Prep Time 20 minutes
Cook Time 35 minutes
Servings 6
Calories 520 kcal

Ingredients
  

  • 12 oz wide egg noodles
  • 1 tbsp olive oil
  • 1 lb ground beef (80–90% lean)
  • 1 cup chopped yellow onion
  • 3 cloves garlic, minced
  • 1 tsp salt
  • 1/2 tsp black pepper
  • 1 tsp dried Italian seasoning
  • 1/2 tsp paprika
  • 1 can condensed cream of mushroom soup (10.5 oz)
  • 1 can condensed cream of chicken soup (10.5 oz)
  • 1 cup beef broth
  • 1/2 cup sour cream
  • 1 cup shredded cheddar cheese
  • 1 cup shredded mozzarella cheese
  • 2 tbsp chopped fresh parsley (optional, for garnish)
  • 1 tsp butter, for greasing the baking dish

Instructions
 

  • Preheat your oven to 350°F (175°C). Lightly grease a 9x13-inch baking dish with the butter and set it aside.
  • Bring a large pot of salted water to a boil. Add the wide egg noodles and cook according to the package directions until just al dente.

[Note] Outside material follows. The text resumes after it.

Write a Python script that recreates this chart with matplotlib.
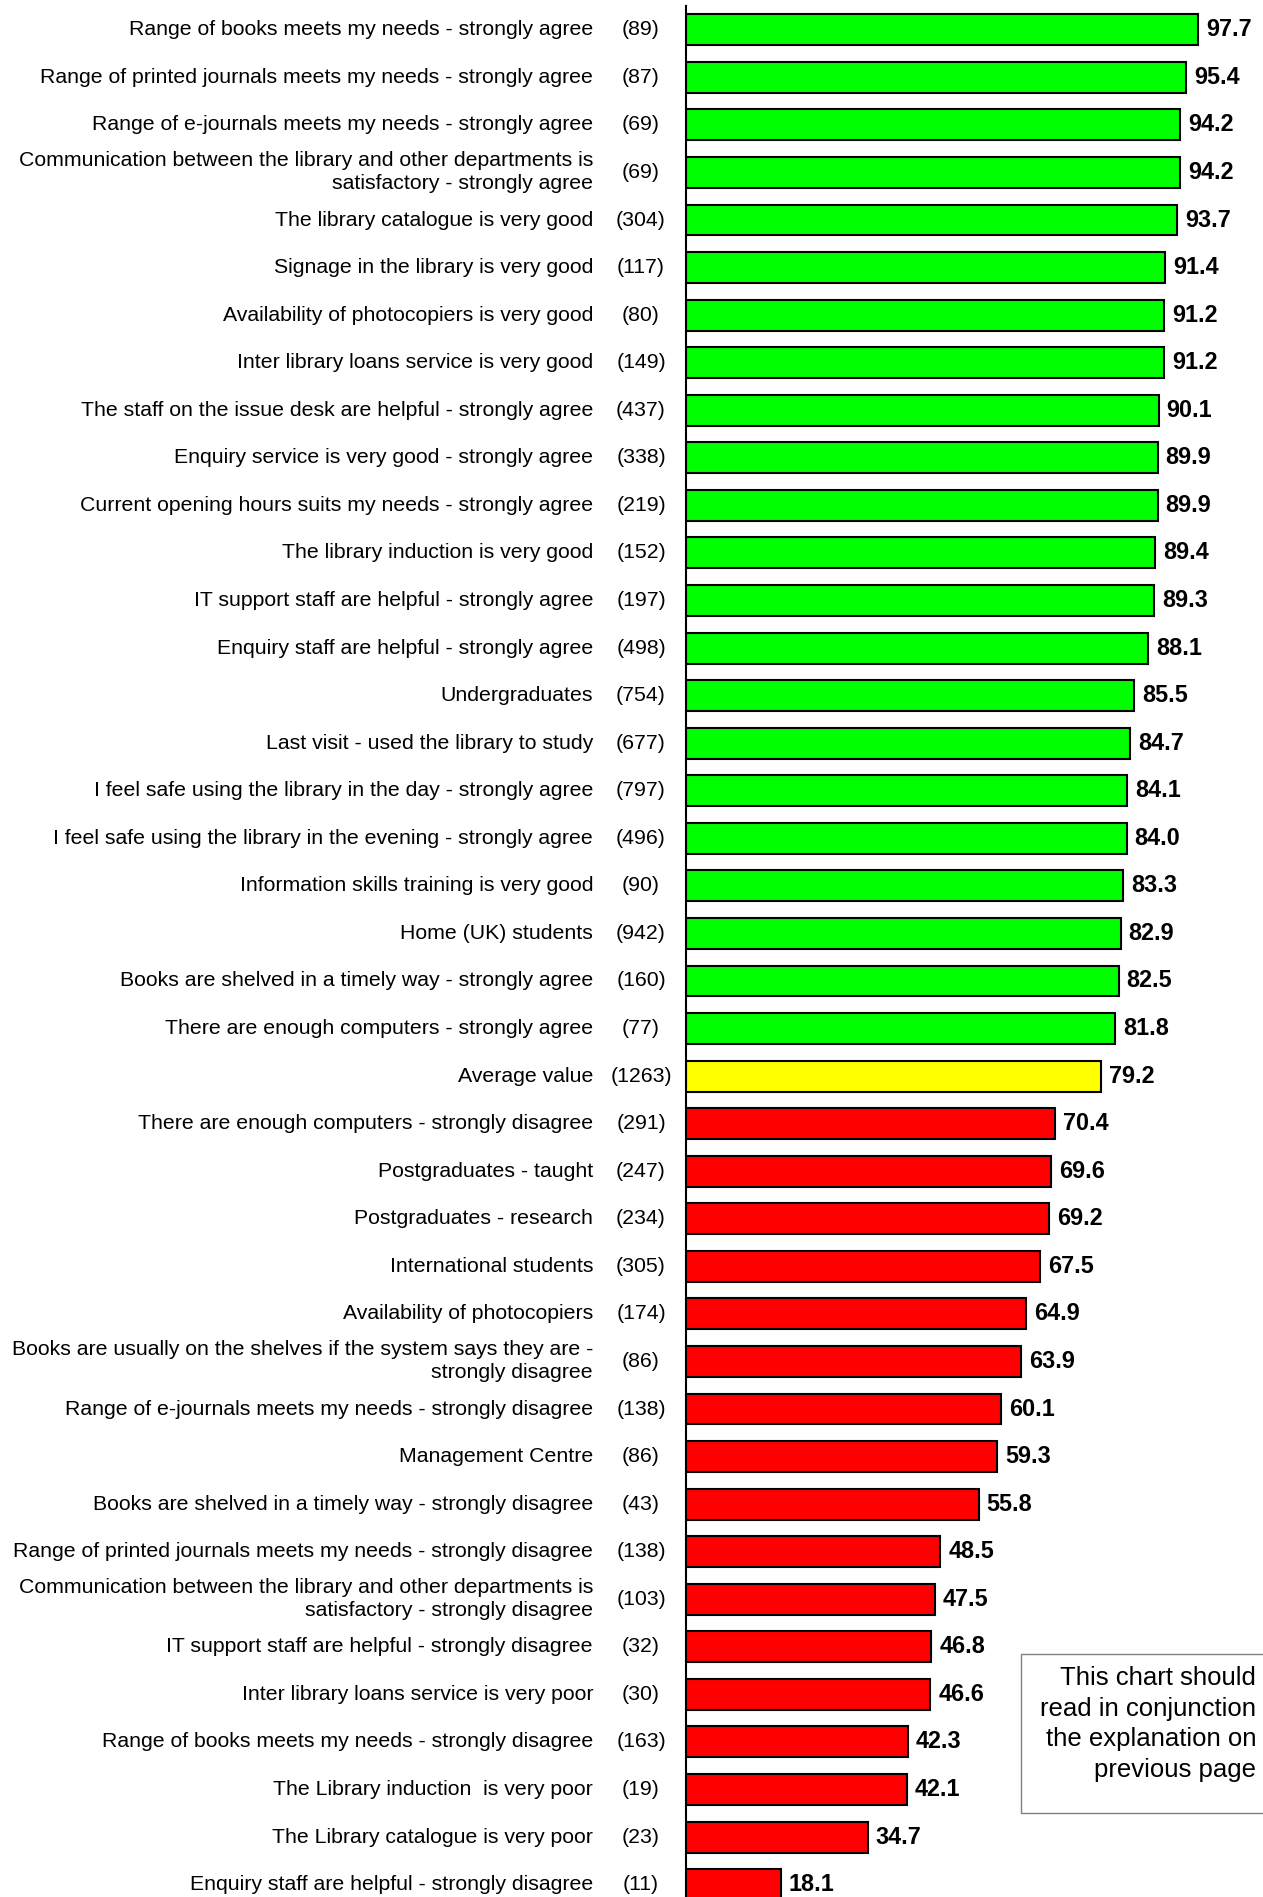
import matplotlib

matplotlib.use("Agg")
import matplotlib.pyplot as plt
from matplotlib.transforms import blended_transform_factory

plt.rcParams["font.family"] = ["Liberation Sans", "DejaVu Sans"]

LABELS = [
    "Range of books meets my needs - strongly agree",
    "Range of printed journals meets my needs - strongly agree",
    "Range of e-journals meets my needs - strongly agree",
    "Communication between the library and other departments is\nsatisfactory - strongly agree",
    "The library catalogue is very good",
    "Signage in the library is very good",
    "Availability of photocopiers is very good",
    "Inter library loans service is very good",
    "The staff on the issue desk are helpful - strongly agree",
    "Enquiry service is very good - strongly agree",
    "Current opening hours suits my needs - strongly agree",
    "The library induction is very good",
    "IT support staff are helpful - strongly agree",
    "Enquiry staff are helpful - strongly agree",
    "Undergraduates",
    "Last visit - used the library to study",
    "I feel safe using the library in the day - strongly agree",
    "I feel safe using the library in the evening - strongly agree",
    "Information skills training is very good",
    "Home (UK) students",
    "Books are shelved in a timely way - strongly agree",
    "There are enough computers - strongly agree",
    "Average value",
    "There are enough computers - strongly disagree",
    "Postgraduates - taught",
    "Postgraduates - research",
    "International students",
    "Availability of photocopiers",
    "Books are usually on the shelves if the system says they are -\nstrongly disagree",
    "Range of e-journals meets my needs - strongly disagree",
    "Management Centre",
    "Books are shelved in a timely way - strongly disagree",
    "Range of printed journals meets my needs - strongly disagree",
    "Communication between the library and other departments is\nsatisfactory - strongly disagree",
    "IT support staff are helpful - strongly disagree",
    "Inter library loans service is very poor",
    "Range of books meets my needs - strongly disagree",
    "The Library induction  is very poor",
    "The Library catalogue is very poor",
    "Enquiry staff are helpful - strongly disagree",
]
COUNTS = [89, 87, 69, 69, 304, 117, 80, 149, 437, 338, 219, 152, 197, 498, 754, 677,
          797, 496, 90, 942, 160, 77, 1263, 291, 247, 234, 305, 174, 86, 138, 86, 43,
          138, 103, 32, 30, 163, 19, 23, 11]
VALUES = [97.7, 95.4, 94.2, 94.2, 93.7, 91.4, 91.2, 91.2, 90.1, 89.9, 89.9, 89.4, 89.3,
          88.1, 85.5, 84.7, 84.1, 84.0, 83.3, 82.9, 82.5, 81.8, 79.2, 70.4, 69.6, 69.2,
          67.5, 64.9, 63.9, 60.1, 59.3, 55.8, 48.5, 47.5, 46.8, 46.6, 42.3, 42.1, 34.7,
          18.1]
AVERAGE = 79.2
NOTE = "This chart should\nread in conjunction\nthe explanation on\nprevious page"


def bar_color(v):
    if v > AVERAGE:
        return "#00ff00"
    if v == AVERAGE:
        return "#ffff00"
    return "#ff0000"


W, H = 1263, 1897
fig = plt.figure(figsize=(W / 100, H / 100), dpi=100)
# axes: left edge = axis line, 40 rows of ~47.6px
top = 6
pitch = 47.56
n = len(VALUES)
ax = fig.add_axes([686 / W, 1 - (top + n * pitch) / H, 1 - 686 / W, n * pitch / H])

y = list(range(n))
ax.barh(y, VALUES, height=0.65, color=[bar_color(v) for v in VALUES],
        edgecolor="black", linewidth=1.5)
ax.set_xlim(0, 110)
ax.set_ylim(n - 0.5, -0.5)
for s in ("top", "right", "bottom"):
    ax.spines[s].set_visible(False)
ax.spines["left"].set_linewidth(1.5)
ax.set_xticks([])
ax.set_yticks([])

for yi, v in zip(y, VALUES):
    ax.text(v + 1.5, yi, f"{v:.1f}", ha="left", va="center",
            fontsize=16.8, fontweight="bold")

tr = blended_transform_factory(fig.transFigure, ax.transData)
for yi, lab, c in zip(y, LABELS, COUNTS):
    ax.text(593 / W, yi, lab, ha="right", va="center", fontsize=15.3,
            transform=tr, linespacing=1.27, clip_on=False)
    ax.text(641 / W, yi, f"({c})", ha="center", va="center", fontsize=15.3,
            transform=tr, clip_on=False)

box = plt.Rectangle((1021 / W, 1 - 1813 / H), 1 - 1021 / W + 0.01, (1813 - 1654) / H,
                    transform=fig.transFigure, fill=False, edgecolor="#808080",
                    linewidth=1.0)
fig.add_artist(box)
fig.text(1256 / W, 1 - 1724 / H, NOTE, ha="right", va="center", fontsize=18.5,
         linespacing=1.36)

fig.savefig("out.png", dpi=100)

Drain the noodles well and set them aside.
  • While the noodles cook, heat the olive oil in a large skillet over medium-high heat.
  • Add the ground beef to the skillet and cook, breaking it up with a spoon, until it is browned and no longer pink.
  • Stir in the chopped yellow onion and cook for 3 to 4 minutes, until the onion softens.
  • Add the minced garlic to the skillet and cook for 30 seconds, stirring constantly, until fragrant.
  • Season the beef mixture with the salt, black pepper, dried Italian seasoning, and paprika, stirring to coat the meat and onions evenly.
  • Reduce the heat to medium and add the condensed cream of mushroom soup and condensed cream of chicken soup to the skillet, stirring until the soups are fully combined with the beef mixture.
  • Pour in the beef broth and stir until the sauce is smooth and gently bubbling.
  • Remove the skillet from the heat and stir in the sour cream until it is fully incorporated into the sauce.
  • Add the drained egg noodles to the skillet and gently fold them into the beef and sauce mixture until the noodles are evenly coated.
  • Transfer the beef and noodle mixture to the prepared baking dish, spreading it into an even layer.
  • Sprinkle the shredded cheddar cheese evenly over the top of the casserole, followed by the shredded mozzarella cheese.
  • Place the baking dish in the preheated oven and bake for 20 to 25 minutes, or until the casserole is hot and bubbly and the cheese is melted and lightly golden.
  • Carefully remove the casserole from the oven and let it rest for 5 to 10 minutes to set slightly.
  • If using, sprinkle the chopped fresh parsley over the top of the casserole for a fresh finish, then serve warm.